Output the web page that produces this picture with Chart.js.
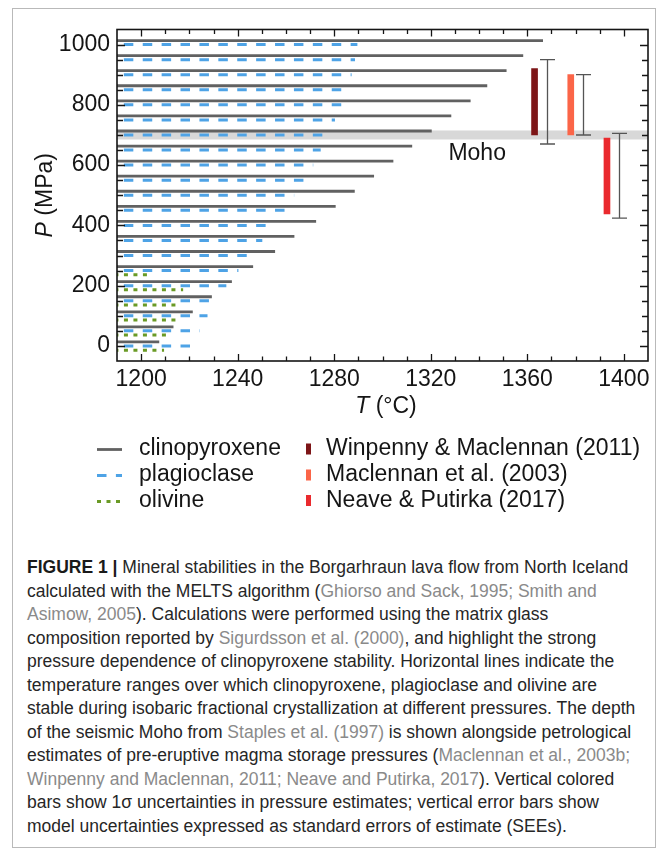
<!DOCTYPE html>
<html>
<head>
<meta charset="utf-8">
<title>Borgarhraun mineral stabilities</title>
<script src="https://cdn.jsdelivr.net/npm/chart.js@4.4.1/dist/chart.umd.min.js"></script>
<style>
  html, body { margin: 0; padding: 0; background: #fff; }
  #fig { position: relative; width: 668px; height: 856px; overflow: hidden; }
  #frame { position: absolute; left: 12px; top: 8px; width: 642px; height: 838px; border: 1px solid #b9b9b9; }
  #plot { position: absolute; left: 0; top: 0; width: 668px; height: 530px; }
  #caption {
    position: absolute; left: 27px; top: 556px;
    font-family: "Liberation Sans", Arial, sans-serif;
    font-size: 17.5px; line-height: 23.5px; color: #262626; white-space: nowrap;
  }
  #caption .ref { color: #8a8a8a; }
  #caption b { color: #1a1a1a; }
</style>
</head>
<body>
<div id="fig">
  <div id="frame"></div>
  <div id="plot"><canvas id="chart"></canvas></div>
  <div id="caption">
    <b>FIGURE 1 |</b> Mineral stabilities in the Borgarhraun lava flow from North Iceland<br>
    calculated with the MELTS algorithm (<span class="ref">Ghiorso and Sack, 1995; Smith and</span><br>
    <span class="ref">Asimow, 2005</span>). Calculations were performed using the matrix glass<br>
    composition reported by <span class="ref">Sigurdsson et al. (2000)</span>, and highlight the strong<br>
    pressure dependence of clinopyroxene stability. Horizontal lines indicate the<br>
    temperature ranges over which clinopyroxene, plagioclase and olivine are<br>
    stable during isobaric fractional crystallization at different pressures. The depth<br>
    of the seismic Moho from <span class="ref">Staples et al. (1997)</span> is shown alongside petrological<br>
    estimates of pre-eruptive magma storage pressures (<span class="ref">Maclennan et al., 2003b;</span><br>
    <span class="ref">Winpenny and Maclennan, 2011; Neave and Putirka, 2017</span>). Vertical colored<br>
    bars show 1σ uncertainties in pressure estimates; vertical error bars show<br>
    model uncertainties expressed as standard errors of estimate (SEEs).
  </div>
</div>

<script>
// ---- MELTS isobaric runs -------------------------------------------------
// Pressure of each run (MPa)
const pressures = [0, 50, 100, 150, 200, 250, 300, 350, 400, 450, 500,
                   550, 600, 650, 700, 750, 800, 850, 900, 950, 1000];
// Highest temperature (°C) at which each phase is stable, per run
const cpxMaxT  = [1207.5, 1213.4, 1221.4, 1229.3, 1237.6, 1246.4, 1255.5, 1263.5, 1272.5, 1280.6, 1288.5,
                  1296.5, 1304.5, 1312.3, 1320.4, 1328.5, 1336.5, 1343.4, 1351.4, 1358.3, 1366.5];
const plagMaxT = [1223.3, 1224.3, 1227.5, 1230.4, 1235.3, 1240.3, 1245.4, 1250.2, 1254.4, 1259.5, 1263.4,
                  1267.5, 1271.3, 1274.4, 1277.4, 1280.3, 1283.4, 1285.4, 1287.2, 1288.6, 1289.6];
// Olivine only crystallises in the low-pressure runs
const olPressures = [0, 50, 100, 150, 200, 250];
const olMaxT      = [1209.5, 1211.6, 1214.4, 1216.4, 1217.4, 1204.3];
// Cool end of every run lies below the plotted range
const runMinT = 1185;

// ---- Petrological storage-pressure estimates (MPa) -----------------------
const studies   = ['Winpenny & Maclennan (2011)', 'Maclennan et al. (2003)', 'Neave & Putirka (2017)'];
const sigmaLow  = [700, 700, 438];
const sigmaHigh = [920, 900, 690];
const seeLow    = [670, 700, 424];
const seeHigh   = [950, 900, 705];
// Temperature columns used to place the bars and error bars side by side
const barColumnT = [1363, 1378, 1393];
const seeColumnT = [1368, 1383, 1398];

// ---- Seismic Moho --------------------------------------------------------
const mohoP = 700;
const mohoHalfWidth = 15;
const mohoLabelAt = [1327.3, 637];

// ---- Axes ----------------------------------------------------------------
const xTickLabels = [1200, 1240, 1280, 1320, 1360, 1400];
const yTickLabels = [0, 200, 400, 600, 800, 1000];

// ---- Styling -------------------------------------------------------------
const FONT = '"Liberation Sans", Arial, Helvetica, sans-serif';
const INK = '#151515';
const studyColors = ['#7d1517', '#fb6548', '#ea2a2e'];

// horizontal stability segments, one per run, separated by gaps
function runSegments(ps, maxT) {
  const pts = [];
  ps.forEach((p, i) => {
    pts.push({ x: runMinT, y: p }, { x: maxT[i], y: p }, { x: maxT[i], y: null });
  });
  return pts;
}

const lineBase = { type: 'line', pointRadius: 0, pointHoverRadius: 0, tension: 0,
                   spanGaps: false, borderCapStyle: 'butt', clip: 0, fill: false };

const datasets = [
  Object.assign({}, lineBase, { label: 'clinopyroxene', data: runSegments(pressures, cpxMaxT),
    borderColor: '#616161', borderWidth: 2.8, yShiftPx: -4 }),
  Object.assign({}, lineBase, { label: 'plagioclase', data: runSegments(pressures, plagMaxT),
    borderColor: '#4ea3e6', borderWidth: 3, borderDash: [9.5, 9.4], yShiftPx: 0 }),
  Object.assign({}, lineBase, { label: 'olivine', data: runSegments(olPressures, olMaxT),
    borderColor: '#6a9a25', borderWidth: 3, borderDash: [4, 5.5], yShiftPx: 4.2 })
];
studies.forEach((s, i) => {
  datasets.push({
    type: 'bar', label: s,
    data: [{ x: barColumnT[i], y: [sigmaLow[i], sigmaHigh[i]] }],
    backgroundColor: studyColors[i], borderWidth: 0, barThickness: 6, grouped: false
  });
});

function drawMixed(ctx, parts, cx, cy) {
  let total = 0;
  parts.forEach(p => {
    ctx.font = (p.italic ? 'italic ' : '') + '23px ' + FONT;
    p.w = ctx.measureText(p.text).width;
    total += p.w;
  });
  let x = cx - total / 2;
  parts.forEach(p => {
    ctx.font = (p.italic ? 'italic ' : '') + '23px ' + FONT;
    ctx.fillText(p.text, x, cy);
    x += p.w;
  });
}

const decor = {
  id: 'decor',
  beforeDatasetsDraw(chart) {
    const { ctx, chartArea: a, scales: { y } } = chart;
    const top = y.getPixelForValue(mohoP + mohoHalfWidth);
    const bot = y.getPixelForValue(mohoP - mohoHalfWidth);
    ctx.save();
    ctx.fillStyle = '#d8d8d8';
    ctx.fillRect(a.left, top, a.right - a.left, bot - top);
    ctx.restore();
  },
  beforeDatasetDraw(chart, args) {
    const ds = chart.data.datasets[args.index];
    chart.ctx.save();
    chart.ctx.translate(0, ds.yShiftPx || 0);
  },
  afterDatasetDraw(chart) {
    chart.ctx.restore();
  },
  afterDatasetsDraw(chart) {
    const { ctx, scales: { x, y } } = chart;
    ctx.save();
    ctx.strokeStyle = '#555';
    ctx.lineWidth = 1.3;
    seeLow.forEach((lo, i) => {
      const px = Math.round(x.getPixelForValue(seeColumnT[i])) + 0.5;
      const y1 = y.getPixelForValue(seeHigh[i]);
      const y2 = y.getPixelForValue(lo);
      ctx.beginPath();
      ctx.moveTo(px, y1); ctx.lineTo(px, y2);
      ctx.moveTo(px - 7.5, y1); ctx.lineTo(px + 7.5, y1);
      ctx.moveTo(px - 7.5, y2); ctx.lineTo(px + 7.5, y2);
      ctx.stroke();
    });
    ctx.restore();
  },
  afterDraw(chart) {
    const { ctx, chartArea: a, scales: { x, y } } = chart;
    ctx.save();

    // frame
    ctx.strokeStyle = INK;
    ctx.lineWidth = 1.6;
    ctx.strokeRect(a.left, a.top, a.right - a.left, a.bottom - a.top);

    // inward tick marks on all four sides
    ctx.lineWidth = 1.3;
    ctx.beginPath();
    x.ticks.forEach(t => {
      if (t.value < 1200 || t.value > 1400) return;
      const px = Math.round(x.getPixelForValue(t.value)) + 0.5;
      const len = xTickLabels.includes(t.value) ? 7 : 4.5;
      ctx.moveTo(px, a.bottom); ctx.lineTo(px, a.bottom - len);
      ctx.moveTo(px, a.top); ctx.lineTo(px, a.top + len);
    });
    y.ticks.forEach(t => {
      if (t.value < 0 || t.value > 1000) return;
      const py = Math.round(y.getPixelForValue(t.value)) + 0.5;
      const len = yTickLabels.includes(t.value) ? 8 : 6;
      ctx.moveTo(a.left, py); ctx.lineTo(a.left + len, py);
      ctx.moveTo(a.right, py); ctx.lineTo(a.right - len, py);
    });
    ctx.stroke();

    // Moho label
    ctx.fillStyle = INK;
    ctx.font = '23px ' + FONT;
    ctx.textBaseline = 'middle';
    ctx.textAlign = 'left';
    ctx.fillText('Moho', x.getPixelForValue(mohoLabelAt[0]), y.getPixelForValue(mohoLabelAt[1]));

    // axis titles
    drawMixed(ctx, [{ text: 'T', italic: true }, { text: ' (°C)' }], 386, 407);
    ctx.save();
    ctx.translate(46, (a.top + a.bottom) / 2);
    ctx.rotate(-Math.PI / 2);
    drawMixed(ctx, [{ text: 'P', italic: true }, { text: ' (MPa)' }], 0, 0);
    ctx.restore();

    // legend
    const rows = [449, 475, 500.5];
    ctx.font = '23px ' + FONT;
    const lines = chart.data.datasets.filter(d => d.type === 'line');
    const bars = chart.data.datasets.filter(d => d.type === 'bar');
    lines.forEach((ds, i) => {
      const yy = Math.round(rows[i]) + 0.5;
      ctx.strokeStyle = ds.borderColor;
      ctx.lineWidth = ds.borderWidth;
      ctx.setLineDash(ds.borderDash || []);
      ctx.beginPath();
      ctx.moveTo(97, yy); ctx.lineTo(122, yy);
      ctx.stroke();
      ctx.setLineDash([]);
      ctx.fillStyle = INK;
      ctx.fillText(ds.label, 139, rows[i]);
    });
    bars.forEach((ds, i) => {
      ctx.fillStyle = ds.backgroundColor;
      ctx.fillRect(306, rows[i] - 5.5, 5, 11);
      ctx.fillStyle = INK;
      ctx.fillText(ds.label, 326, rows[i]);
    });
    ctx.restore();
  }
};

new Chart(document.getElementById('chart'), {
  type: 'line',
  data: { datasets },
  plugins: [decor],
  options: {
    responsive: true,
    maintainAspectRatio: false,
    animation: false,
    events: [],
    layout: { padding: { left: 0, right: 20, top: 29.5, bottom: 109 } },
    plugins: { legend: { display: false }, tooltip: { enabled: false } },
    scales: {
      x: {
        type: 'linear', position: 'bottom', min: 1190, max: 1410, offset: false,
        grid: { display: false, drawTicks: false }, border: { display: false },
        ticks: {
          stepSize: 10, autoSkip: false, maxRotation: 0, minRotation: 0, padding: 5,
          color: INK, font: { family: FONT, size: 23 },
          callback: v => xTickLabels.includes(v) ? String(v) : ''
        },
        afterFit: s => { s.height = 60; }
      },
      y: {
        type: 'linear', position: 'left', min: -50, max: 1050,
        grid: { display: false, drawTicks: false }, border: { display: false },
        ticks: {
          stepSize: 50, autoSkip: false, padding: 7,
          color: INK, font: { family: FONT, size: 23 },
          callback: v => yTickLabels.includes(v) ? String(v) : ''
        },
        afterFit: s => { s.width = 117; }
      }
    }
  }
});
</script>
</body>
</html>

____________________

WRITTEN REQUEST:
Copy out every line of the listing that contains the string "with".

CORRECT RESULT:
Output the web page that produces this picture with Chart.js.
    calculated with the MELTS algorithm (<span class="ref">Ghiorso and Sack, 1995; Smith and</span><br>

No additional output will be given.